Now, I don't drill these ideas and lessons into him like a sergeant major, but I do repeatedly make them part of the game and conversation. Together with his exploration of what's around him, and his own imagination, he is already getting a grounded education. So where do I go from here? Sure, I continue to do what I'm doing, but at some point he will have to go off to school. We have not ruled out homeschooling, but my husband and I would like to keep the options open. Education is the single most important gift that we'd like to give our son, and clearly the best possible, while we're at it!

Sense of community

A few months ago, I trotted off to visit various pre- and preparatory schools. I'm not convinced that the former is essential before he turns two, provided we continue to give the growing baby (soon to be toddler) the attention and stimulation he will require. This includes socialising him with other children, so that sharing is understood and he gets a sense of community. That being said, I do believe he'd thoroughly enjoy himself, and by default he'd be learning. My eyes are on one place in particular. Watch this space, because I'll probably write about it soon enough!
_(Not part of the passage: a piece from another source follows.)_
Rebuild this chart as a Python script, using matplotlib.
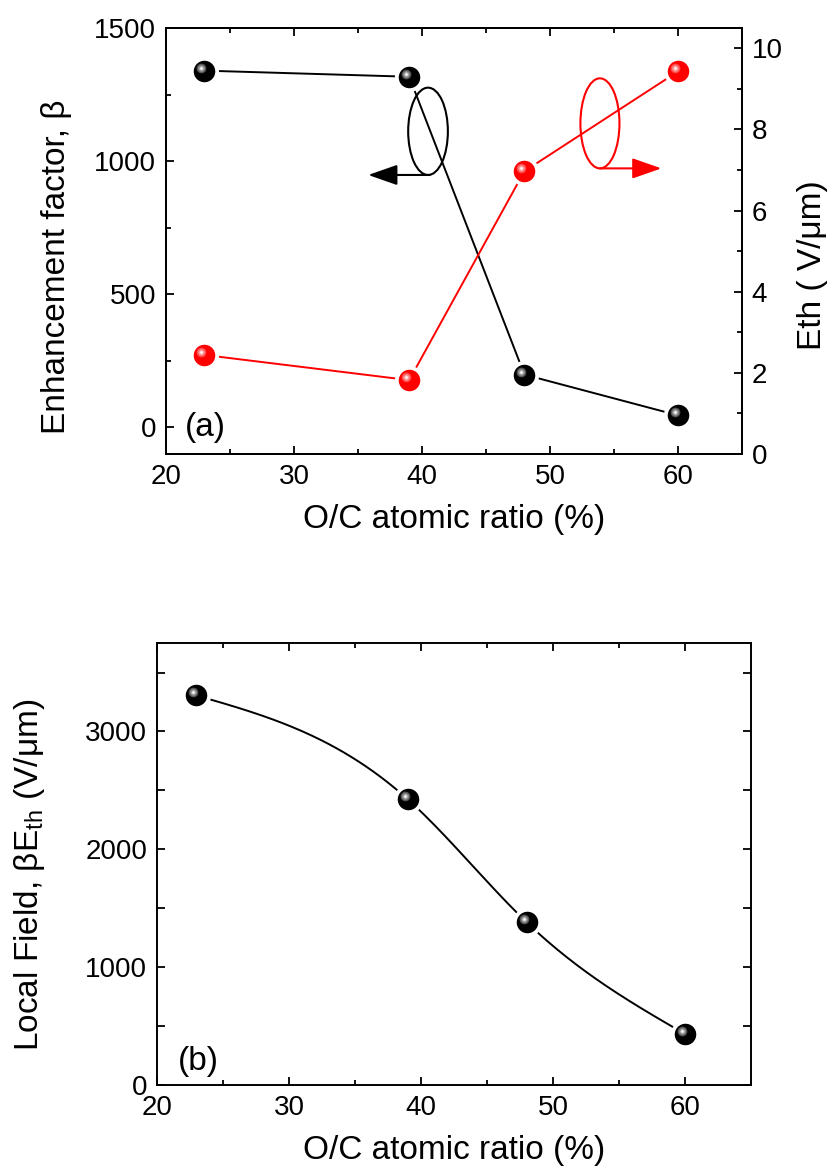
import numpy as np
import matplotlib
matplotlib.use('Agg')
import matplotlib.pyplot as plt
from matplotlib.patches import Ellipse
from matplotlib.transforms import ScaledTranslation

plt.rcParams['font.family'] = ['Liberation Sans', 'DejaVu Sans']
plt.rcParams['mathtext.fontset'] = 'custom'
plt.rcParams['mathtext.rm'] = 'Liberation Sans'
plt.rcParams['mathtext.it'] = 'Liberation Sans:italic'

# panel (a)
ratio_a = [23, 39, 48, 60]
beta = [1340, 1317, 198, 45]
eth = [2.44, 1.82, 6.97, 9.43]

# panel (b)
ratio_b = [23, 39, 48, 60]
local_field = [3305, 2424, 1381, 432]

TICK_FS = 20
LABEL_FS = 24


def natural_spline(x, y, xs):
    # plain natural cubic spline, used for the smooth line in (b)
    x = np.asarray(x, float)
    y = np.asarray(y, float)
    n = len(x)
    h = np.diff(x)
    A = np.zeros((n, n))
    r = np.zeros(n)
    A[0, 0] = A[-1, -1] = 1
    for i in range(1, n - 1):
        A[i, i - 1] = h[i - 1]
        A[i, i] = 2 * (h[i - 1] + h[i])
        A[i, i + 1] = h[i]
        r[i] = 6 * ((y[i + 1] - y[i]) / h[i] - (y[i] - y[i - 1]) / h[i - 1])
    M = np.linalg.solve(A, r)
    out = np.empty_like(xs)
    for k, xv in enumerate(xs):
        i = min(np.searchsorted(x, xv) - 1, n - 2)
        i = max(i, 0)
        t0 = x[i + 1] - xv
        t1 = xv - x[i]
        out[k] = (M[i] * t0 ** 3 + M[i + 1] * t1 ** 3) / (6 * h[i]) \
            + (y[i] / h[i] - M[i] * h[i] / 6) * t0 \
            + (y[i + 1] / h[i] - M[i + 1] * h[i] / 6) * t1
    return out


def draw_balls(fig, ax, x, y, base, shades):
    # white halo so the line stops short of the ball
    ax.plot(x, y, 'o', ms=21, mfc='white', mec='none', zorder=4)
    ax.plot(x, y, 'o', ms=15.5, mfc=base, mec='none', zorder=5)
    off = ax.transData + ScaledTranslation(-0.03, 0.03, fig.dpi_scale_trans)
    for size, col in zip([7, 5, 3, 1.5], shades):
        ax.plot(x, y, 'o', ms=size, mfc=col, mec='none', transform=off, zorder=6)


def style_axis(ax):
    for sp in ax.spines.values():
        sp.set_linewidth(1.4)
    ax.tick_params(which='major', direction='in', length=6, width=1.3,
                   labelsize=TICK_FS, pad=7)
    ax.tick_params(which='minor', direction='in', length=3.5, width=1.3)


fig = plt.figure(figsize=(8.3, 11.73), dpi=100)

# ---------- (a) ----------
ax = fig.add_axes([0.2, 0.613, 0.694, 0.3631])
ax.plot(ratio_a, beta, '-', color='black', lw=1.4, zorder=3)
draw_balls(fig, ax, ratio_a, beta, 'black', ['#555555', '#8a8a8a', '#c8c8c8', 'white'])
ax.set_xlim(20, 65)
ax.set_ylim(-100, 1500)
ax.set_xticks([20, 30, 40, 50, 60])
ax.set_xticks(np.arange(25, 66, 10), minor=True)
ax.set_yticks([0, 500, 1000, 1500])
ax.set_yticks([250, 750, 1250], minor=True)
style_axis(ax)
ax.tick_params(which='both', top=True, right=False)
ax.set_xlabel('O/C atomic ratio (%)', fontsize=LABEL_FS, labelpad=10)
ax.set_ylabel('Enhancement factor, β', fontsize=LABEL_FS)
ax.yaxis.set_label_coords(-0.163, 0.439)
ax.text(0.033, 0.063, '(a)', transform=ax.transAxes, fontsize=LABEL_FS, va='center')

ax.add_patch(Ellipse((40.47, 1112), 3.1, 328, fill=False, ec='black', lw=1.5, zorder=7))
ax.annotate('', xy=(35.8, 948), xytext=(40.6, 948),
            arrowprops=dict(arrowstyle='-|>,head_length=1.0,head_width=0.35',
                            color='black', lw=1.5, shrinkA=0, shrinkB=0,
                            mutation_scale=18), zorder=7)

ax2 = ax.twinx()
ax2.plot(ratio_a, eth, '-', color='red', lw=1.4, zorder=3)
draw_balls(fig, ax2, ratio_a, eth, 'red', ['#ff4a4a', '#ff8080', '#ffc4c4', 'white'])
ax2.set_ylim(0, 10.5)
ax2.set_yticks([0, 2, 4, 6, 8, 10])
ax2.set_yticks([1, 3, 5, 7, 9], minor=True)
style_axis(ax2)
ax2.tick_params(which='both', left=False, top=False, bottom=False)
ax2.set_ylabel('Eth ( V/μm)', fontsize=LABEL_FS)
ax2.yaxis.set_label_coords(1.095, 0.443)

ax2.add_patch(Ellipse((53.9, 8.15), 3.05, 2.22, fill=False, ec='red', lw=1.5, zorder=7))
ax2.annotate('', xy=(58.7, 7.04), xytext=(53.9, 7.04),
             arrowprops=dict(arrowstyle='-|>,head_length=1.0,head_width=0.35',
                             color='red', lw=1.5, shrinkA=0, shrinkB=0,
                             mutation_scale=18), zorder=7)

# ---------- (b) ----------
bx = fig.add_axes([0.189, 0.075, 0.716, 0.3768])
xs = np.linspace(min(ratio_b), max(ratio_b), 200)
bx.plot(xs, natural_spline(ratio_b, local_field, xs), '-', color='black', lw=1.4, zorder=3)
draw_balls(fig, bx, ratio_b, local_field, 'black', ['#555555', '#8a8a8a', '#c8c8c8', 'white'])
bx.set_xlim(20, 65)
bx.set_ylim(0, 3750)
bx.set_xticks([20, 30, 40, 50, 60])
bx.set_xticks(np.arange(25, 66, 10), minor=True)
bx.set_yticks([0, 1000, 2000, 3000])
bx.set_yticks([500, 1500, 2500, 3500], minor=True)
style_axis(bx)
bx.tick_params(which='both', top=True, right=True)
bx.tick_params(axis='y', which='minor', length=6)
bx.set_xlabel('O/C atomic ratio (%)', fontsize=LABEL_FS, labelpad=10)
bx.set_ylabel(r'Local Field, βE$_{\mathregular{th}}$ (V/μm)', fontsize=LABEL_FS)
bx.yaxis.set_label_coords(-0.185, 0.475)
bx.text(0.035, 0.054, '(b)', transform=bx.transAxes, fontsize=LABEL_FS, va='center')

fig.savefig('out.png', dpi=100)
What does give me palpitations is where will the wee man go to prep school, high school, and university? I've visited three institutions which start at kindergarten and go up to grade six, and all that has done is caused me more confusion! Each one is different from the next in many ways. The bottom line: we are going to have to decide which method of teaching we think is best for our son, as he grows up in an ever-changing world.

Can't he go to them all? That is exactly what we, as parents, would like to avoid. We're not in the business of shopping for schools once he's of age. The decision has to be made before and, unless complete disaster ensues, we must stick to it. No pressure educating baby perhaps, but it'll come soon enough!

Emmadaltonbrown@gmail.com

POSITIVE Parenting

FEEDBACK

A reader responds to Emma's article on baby and animals, carried last week.

Hi Emma,

I read your article in The Gleaner online and was so happy to see a positive spin on man's relations with other animals. I appreciate the care you take to protect your child and to try, even at this stage, to teach respect for dogs and possibly other animals as well. I truly wish there were more persons like you. As someone who grew up in a home where our relationships with both pets and strays were respectful, kind and even loving, I can attest to the mutually satisfactory benefits to be derived from such treatment. Don't mind the naysayers, just continue to be lovingly - but not 'paranoidly' - protective of your child in this regard and he can only grow up to be a better person, because you have shared these values with him.

Regards,

A.G.E.

Emma responds

Hi there,

Thank you for your email, and kind compliments.

It is terrible that people treat animals badly, and it is unfortunate that they are feared and disliked by so many. I am considered the strange one for showing affection so freely to animals! I am so happy to hear that you feel the same way that I do.